As lawmakers began to question executives for both Neiman Marcus and Target Corporation, at the center of attention was the feeling that hackers and cyber thieves were believed to have the upper hand for now in the cyber-security battle. The executives lamented the loss of consumer data, while highlighting their belief that keeping up with cyber-criminals was becoming more and more an impossible task. As the panel of lawmakers grilled the executives over the scale and magnitude of the respective breaches, the company representatives issued apology after apology while agreeing that something needed to be done regarding cyber-security.
One of the issues discussed, and agreed upon by Target was the adoption and use of better, more sophisticated anti-fraud technology, they likes of which is currently being used in Europe. EMV technology currently being used in Europe, though not foolproof, appears to provide a somewhat higher level of security than the magnetic strip cards and POS systems currently being used throughout the US. Though a move to EMV would appear to be a step in the right direction for some, others pointed out that it would simply be a matter of time before hackers and cyber-criminals managed to compromise that technology as well. Despite the position of the skeptics, and whether or not EMV technology would be a fool proof solution, what everyone could agree on during Tuesday’s sit-down was that consumer confidence is the immediate casualty of the recent breaches.

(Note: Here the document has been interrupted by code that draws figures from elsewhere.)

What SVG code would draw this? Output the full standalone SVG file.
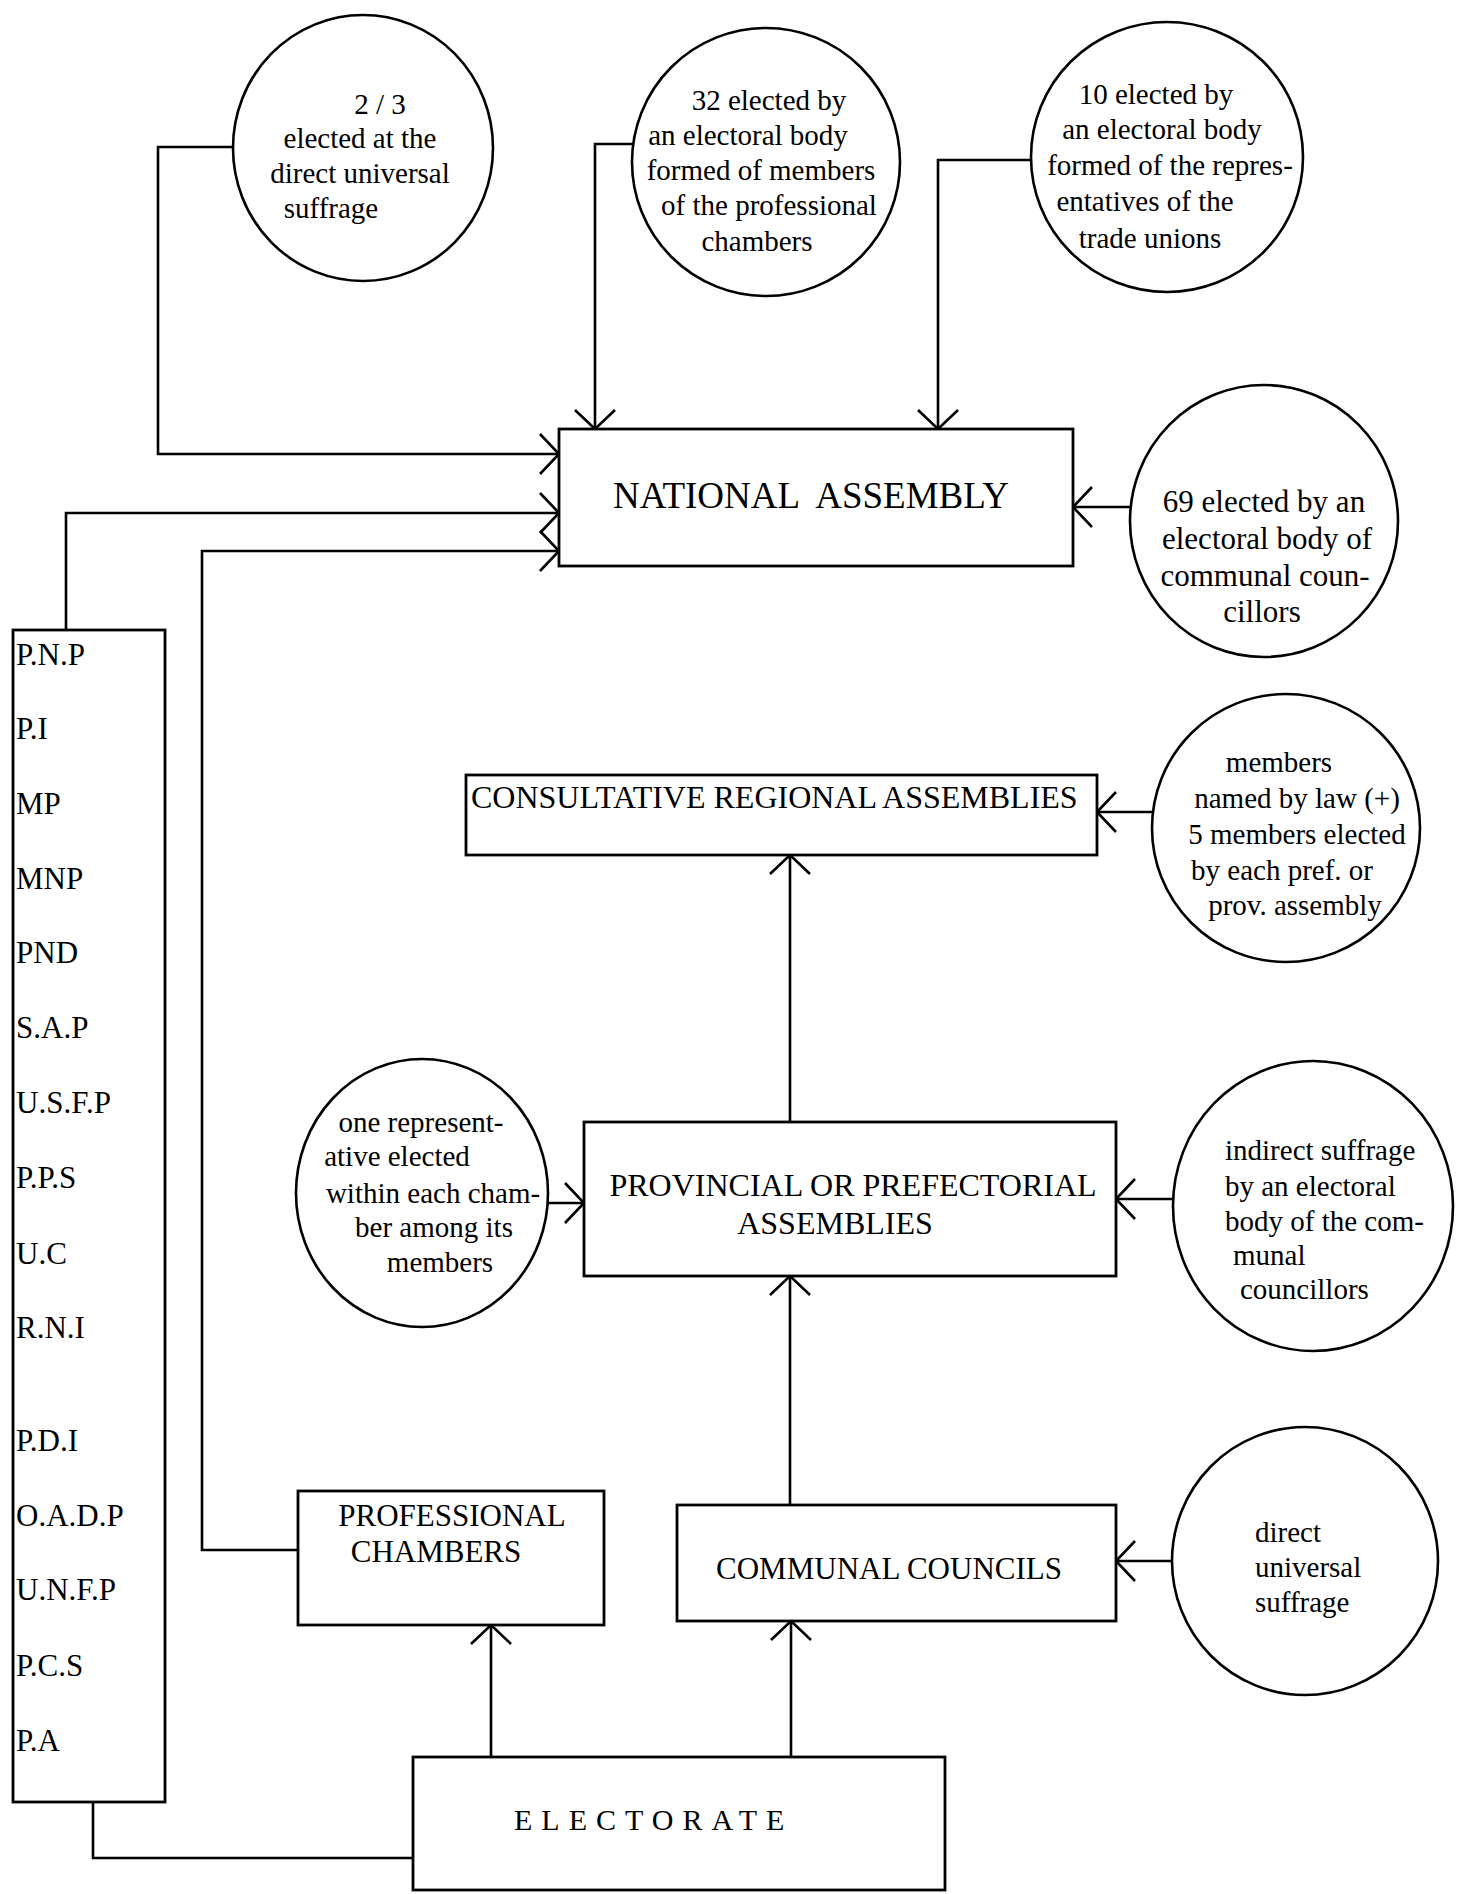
<svg xmlns="http://www.w3.org/2000/svg" width="1463" height="1894" viewBox="0 0 1463 1894">
<defs>
<marker id="arr" markerUnits="userSpaceOnUse" viewBox="-22 -22 24 44" refX="0" refY="0" markerWidth="24" markerHeight="44" orient="auto">
<path d="M-19,-20 L0,0 L-19,20" fill="none" stroke="#000" stroke-width="2.6"/>
</marker>
<style>
.bx{fill:#fff;stroke:#000;stroke-width:2.8}
.cl{fill:#fff;stroke:#000;stroke-width:2.6}
.ln{fill:none;stroke:#000;stroke-width:2.6}
text{font-family:"Liberation Serif","Times New Roman",serif;fill:#000}
.ct{font-size:29px;text-anchor:middle}
.cs{font-size:29px}
.bt{font-size:31px;text-anchor:middle}
.pt{font-size:31px}
</style>
</defs>
<rect width="1463" height="1894" fill="#fff"/>

<g id="connectors">
<path class="ln" d="M233,147 H158 V454 H559" marker-end="url(#arr)"/>
<path class="ln" d="M633,144 H595 V429" marker-end="url(#arr)"/>
<path class="ln" d="M1031,160 H938 V429" marker-end="url(#arr)"/>
<path class="ln" d="M1130,507 H1073" marker-end="url(#arr)"/>
<path class="ln" d="M66,630 V513 H559" marker-end="url(#arr)"/>
<path class="ln" d="M298,1550 H202 V551 H559" marker-end="url(#arr)"/>
<path class="ln" d="M1152,812 H1097" marker-end="url(#arr)"/>
<path class="ln" d="M790,1122 V855" marker-end="url(#arr)"/>
<path class="ln" d="M548,1203 H584" marker-end="url(#arr)"/>
<path class="ln" d="M1172,1199 H1116" marker-end="url(#arr)"/>
<path class="ln" d="M790,1505 V1276" marker-end="url(#arr)"/>
<path class="ln" d="M1172,1561 H1116" marker-end="url(#arr)"/>
<path class="ln" d="M491,1757 V1625" marker-end="url(#arr)"/>
<path class="ln" d="M791,1757 V1621" marker-end="url(#arr)"/>
<path class="ln" d="M413,1858 H93 V1802"/>
</g>

<g id="c1">
<ellipse class="cl" cx="363" cy="148" rx="130" ry="133"/>
<text class="ct" x="380" y="114">2 / 3</text>
<text class="ct" x="360" y="148">elected at the</text>
<text class="ct" x="360" y="183">direct universal</text>
<text class="ct" x="331" y="218">suffrage</text>
</g>

<g id="c2">
<ellipse class="cl" cx="766" cy="162" rx="134" ry="134"/>
<text class="ct" x="769" y="110">32 elected by</text>
<text class="ct" x="748" y="145">an electoral body</text>
<text class="ct" x="761" y="180">formed of members</text>
<text class="ct" x="769" y="215">of the professional</text>
<text class="ct" x="757" y="251">chambers</text>
</g>

<g id="c3">
<ellipse class="cl" cx="1167" cy="157" rx="136" ry="135"/>
<text class="ct" x="1156" y="104">10 elected by</text>
<text class="ct" x="1162" y="139">an electoral body</text>
<text class="ct" x="1170" y="175">formed of the repres-</text>
<text class="ct" x="1145" y="211">entatives of the</text>
<text class="ct" x="1150" y="248">trade unions</text>
</g>

<g id="c4">
<ellipse class="cl" cx="1264" cy="521" rx="134" ry="136"/>
<text class="ct" x="1264" y="512" style="font-size:31px">69 elected by an</text>
<text class="ct" x="1267" y="549" style="font-size:31px">electoral body of</text>
<text class="ct" x="1265" y="586" style="font-size:31px">communal coun-</text>
<text class="ct" x="1262" y="622" style="font-size:31px">cillors</text>
</g>

<g id="c5">
<ellipse class="cl" cx="1286" cy="828" rx="134" ry="134"/>
<text class="ct" x="1279" y="772">members</text>
<text class="ct" x="1297" y="808">named by law (+)</text>
<text class="ct" x="1297" y="844">5 members elected</text>
<text class="ct" x="1282" y="880">by each pref. or</text>
<text class="ct" x="1295" y="915">prov. assembly</text>
</g>

<g id="c6">
<ellipse class="cl" cx="1313" cy="1206" rx="140" ry="145"/>
<text class="cs" x="1225" y="1160">indirect suffrage</text>
<text class="cs" x="1225" y="1196">by an electoral</text>
<text class="cs" x="1225" y="1231">body of the com-</text>
<text class="cs" x="1233" y="1265">munal</text>
<text class="cs" x="1240" y="1299">councillors</text>
</g>

<g id="c7">
<ellipse class="cl" cx="422" cy="1193" rx="126" ry="134"/>
<text class="ct" x="421" y="1132">one represent-</text>
<text class="ct" x="397" y="1166">ative elected</text>
<text class="ct" x="433" y="1203">within each cham-</text>
<text class="ct" x="434" y="1237">ber among its</text>
<text class="ct" x="440" y="1272">members</text>
</g>

<g id="c8">
<ellipse class="cl" cx="1305" cy="1561" rx="133" ry="134"/>
<text class="cs" x="1255" y="1542">direct</text>
<text class="cs" x="1255" y="1577">universal</text>
<text class="cs" x="1255" y="1612">suffrage</text>
</g>

<g id="national">
<rect class="bx" x="559" y="429" width="514" height="137"/>
<text class="bt" x="811" y="508" style="font-size:37px;white-space:pre">NATIONAL  ASSEMBLY</text>
</g>

<g id="consultative">
<rect class="bx" x="466" y="775" width="631" height="80"/>
<text x="471" y="808" style="font-size:32px">CONSULTATIVE REGIONAL ASSEMBLIES</text>
</g>

<g id="provincial">
<rect class="bx" x="584" y="1122" width="532" height="154"/>
<text class="bt" x="853" y="1196" style="font-size:32px">PROVINCIAL OR PREFECTORIAL</text>
<text class="bt" x="835" y="1234" style="font-size:32px">ASSEMBLIES</text>
</g>

<g id="professional">
<rect class="bx" x="298" y="1491" width="306" height="134"/>
<text class="bt" x="452" y="1526">PROFESSIONAL</text>
<text class="bt" x="436" y="1562">CHAMBERS</text>
</g>

<g id="communal">
<rect class="bx" x="677" y="1505" width="439" height="116"/>
<text class="bt" x="889" y="1579">COMMUNAL COUNCILS</text>
</g>

<g id="electorate">
<rect class="bx" x="413" y="1757" width="532" height="133"/>
<text x="514" y="1830" style="font-size:30px;letter-spacing:9px">ELECTORATE</text>
</g>

<g id="parties">
<rect class="bx" x="13" y="630" width="152" height="1172"/>
<text class="pt" x="16" y="665">P.N.P</text>
<text class="pt" x="16" y="739">P.I</text>
<text class="pt" x="16" y="814">MP</text>
<text class="pt" x="16" y="889">MNP</text>
<text class="pt" x="16" y="963">PND</text>
<text class="pt" x="16" y="1038">S.A.P</text>
<text class="pt" x="16" y="1113">U.S.F.P</text>
<text class="pt" x="16" y="1188">P.P.S</text>
<text class="pt" x="16" y="1264">U.C</text>
<text class="pt" x="16" y="1338">R.N.I</text>
<text class="pt" x="16" y="1451">P.D.I</text>
<text class="pt" x="16" y="1526">O.A.D.P</text>
<text class="pt" x="16" y="1600">U.N.F.P</text>
<text class="pt" x="16" y="1676">P.C.S</text>
<text class="pt" x="16" y="1751">P.A</text>
</g>
</svg>
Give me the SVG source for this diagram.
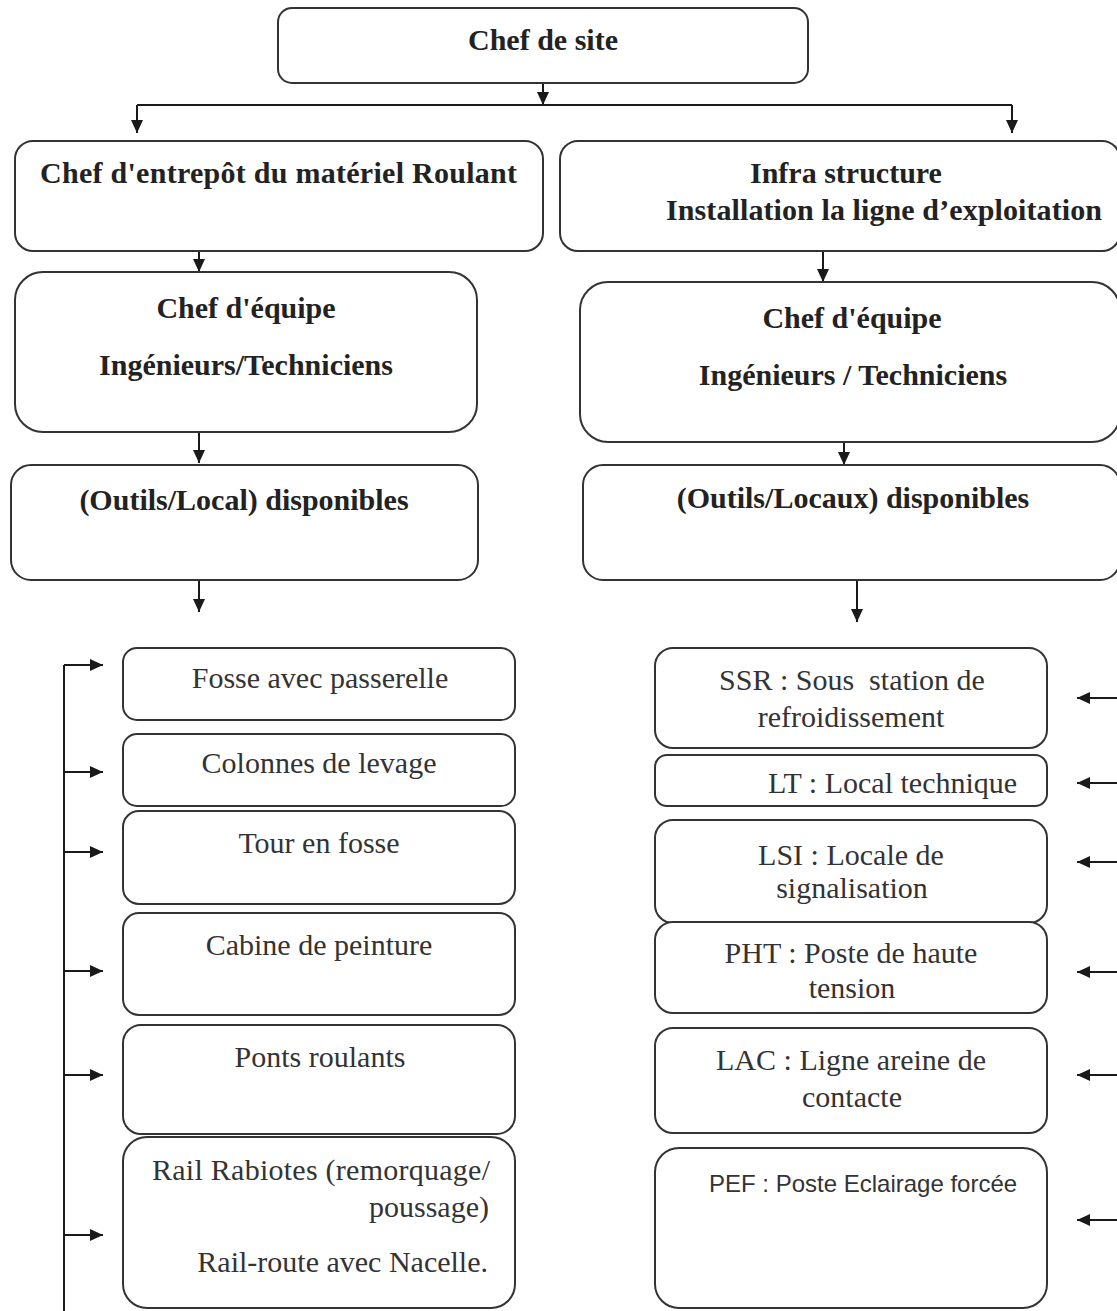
<svg xmlns="http://www.w3.org/2000/svg" width="1117" height="1311" viewBox="0 0 1117 1311">
<defs>
<marker id="ah" markerUnits="userSpaceOnUse" markerWidth="13" markerHeight="12" refX="13" refY="6" orient="auto">
<path d="M0,0 L13,6 L0,12 z" fill="#1a1a1a"/>
</marker>
</defs>
<style>
.box{fill:#fff;stroke:#333;stroke-width:2}
.b{font-family:"Liberation Serif","Times New Roman",serif;font-weight:bold;font-size:30px;fill:#222}
.r{font-family:"Liberation Serif","Times New Roman",serif;font-size:30px;fill:#333}
.s{font-family:"Liberation Sans",Arial,sans-serif;font-size:24px;fill:#333}
.c{text-anchor:middle}
.ln{fill:none;stroke:#1a1a1a;stroke-width:2}
.ar{fill:none;stroke:#1a1a1a;stroke-width:2;marker-end:url(#ah)}
</style>
<rect width="1117" height="1311" fill="#fff"/>

<g id="connectors">
<path class="ar" d="M543 83 V105"/>
<path class="ln" d="M137 105 H1012"/>
<path class="ar" d="M137 105 V133"/>
<path class="ar" d="M1012 105 V133"/>
<path class="ar" d="M199 252 V272"/>
<path class="ar" d="M823 252 V282"/>
<path class="ar" d="M199 415 V463"/>
<path class="ar" d="M844 442 V465"/>
<path class="ar" d="M199 563 V612"/>
<path class="ar" d="M857 575 V622"/>
<path class="ln" d="M64 665 V1311"/>
<path class="ar" d="M64 665 H103"/>
<path class="ar" d="M64 772 H103"/>
<path class="ar" d="M64 852 H103"/>
<path class="ar" d="M64 971 H103"/>
<path class="ar" d="M64 1075 H103"/>
<path class="ar" d="M64 1235 H103"/>
<path class="ar" d="M1117 698 H1077"/>
<path class="ar" d="M1117 783 H1077"/>
<path class="ar" d="M1117 862 H1077"/>
<path class="ar" d="M1117 972 H1077"/>
<path class="ar" d="M1117 1075 H1077"/>
<path class="ar" d="M1117 1220 H1077"/>
</g>

<g id="chef-site">
<rect class="box" x="278" y="8" width="530" height="75" rx="14"/>
<text class="b c" x="543" y="50">Chef de site</text>
</g>

<g id="chef-entrepot">
<rect class="box" x="15" y="141" width="528" height="110" rx="18"/>
<text class="b" x="40" y="183" textLength="477" lengthAdjust="spacing">Chef d'entrepôt du matériel Roulant</text>
</g>

<g id="infra">
<rect class="box" x="560" y="141" width="560" height="110" rx="18"/>
<text class="b" x="750" y="183">Infra structure</text>
<text class="b" x="666" y="220" textLength="436" lengthAdjust="spacing">Installation la ligne d’exploitation</text>
</g>

<g id="equipe-left">
<rect class="box" x="15" y="272" width="462" height="160" rx="28"/>
<text class="b c" x="246" y="318">Chef d'équipe</text>
<text class="b c" x="246" y="375">Ingénieurs/Techniciens</text>
</g>

<g id="equipe-right">
<rect class="box" x="580" y="282" width="540" height="160" rx="28"/>
<text class="b c" x="852" y="328">Chef d'équipe</text>
<text class="b c" x="853" y="385">Ingénieurs / Techniciens</text>
</g>

<g id="outils-left">
<rect class="box" x="11" y="465" width="467" height="115" rx="20"/>
<text class="b c" x="244" y="510">(Outils/Local) disponibles</text>
</g>

<g id="outils-right">
<rect class="box" x="583" y="465" width="537" height="115" rx="20"/>
<text class="b c" x="853" y="508">(Outils/Locaux) disponibles</text>
</g>

<g id="fosse">
<rect class="box" x="123" y="648" width="392" height="72" rx="14"/>
<text class="r c" x="320" y="688">Fosse avec passerelle</text>
</g>
<g id="colonnes">
<rect class="box" x="123" y="734" width="392" height="72" rx="14"/>
<text class="r c" x="319" y="773">Colonnes de levage</text>
</g>
<g id="tour">
<rect class="box" x="123" y="811" width="392" height="93" rx="16"/>
<text class="r c" x="319" y="853">Tour en fosse</text>
</g>
<g id="cabine">
<rect class="box" x="123" y="913" width="392" height="102" rx="16"/>
<text class="r c" x="319" y="955">Cabine de peinture</text>
</g>
<g id="ponts">
<rect class="box" x="123" y="1025" width="392" height="109" rx="18"/>
<text class="r c" x="320" y="1067">Ponts roulants</text>
</g>
<g id="rail">
<rect class="box" x="123" y="1137" width="392" height="171" rx="24"/>
<text class="r" x="152" y="1180" textLength="338" lengthAdjust="spacing">Rail Rabiotes (remorquage/</text>
<text class="r" x="489" y="1217" text-anchor="end">poussage)</text>
<text class="r" x="488" y="1272" text-anchor="end">Rail-route avec Nacelle.</text>
</g>

<g id="ssr">
<rect class="box" x="655" y="648" width="392" height="100" rx="18"/>
<text class="r c" x="852" y="690" xml:space="preserve">SSR : Sous  station de</text>
<text class="r c" x="851" y="727">refroidissement</text>
</g>
<g id="lt">
<rect class="box" x="655" y="755" width="392" height="51" rx="12"/>
<text class="r" x="768" y="793">LT : Local technique</text>
</g>
<g id="lsi">
<rect class="box" x="655" y="820" width="392" height="103" rx="18"/>
<text class="r c" x="851" y="865">LSI : Locale de</text>
<text class="r c" x="852" y="898">signalisation</text>
</g>
<g id="pht">
<rect class="box" x="655" y="922" width="392" height="91" rx="18"/>
<text class="r c" x="851" y="963">PHT : Poste de haute</text>
<text class="r c" x="852" y="998">tension</text>
</g>
<g id="lac">
<rect class="box" x="655" y="1028" width="392" height="105" rx="18"/>
<text class="r c" x="851" y="1070">LAC : Ligne areine de</text>
<text class="r c" x="852" y="1107">contacte</text>
</g>
<g id="pef">
<rect class="box" x="655" y="1148" width="392" height="160" rx="24"/>
<text class="s" x="709" y="1192">PEF : Poste Eclairage forcée</text>
</g>
</svg>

Target Corporation executives did discuss the use of new technologies as possible ways to mitigate future attacks. One of the new technologies which received some attention during the talks was chip-and-PIN cards. These cards would store consumer data on computer chips and the require users to type in personal identification numbers in order to use them. Some believe that the technology could provide additional security, however it cannot be determined whether or not chip-and-PIN technology would have prevented the recent Target Corporation data breach. Although there seemed to be agreement that new technologies should be integrated to increase the security of consumer data, businesses as a whole are not likely to be keen on the idea. The reason being that upgrading all POS systems to interface with some new, presumably more secure payment method, appears to be a cost that businesses don’t feel they need to incur at the moment. Dealing with the breaches as the happen is at least for the moment a preferable approach for businesses.
The general consensus of the meetings seemed to be that “anything that strengthens the security of data is a good thing.” The one opinion lacking somewhat from the talks was how much privacy and freedom would have to be sacrificed in the name of such added “security.” While time will answer that question, Target Corporation executive along with lawmakers seem to be on the same side when it comes to the future of cyber-security.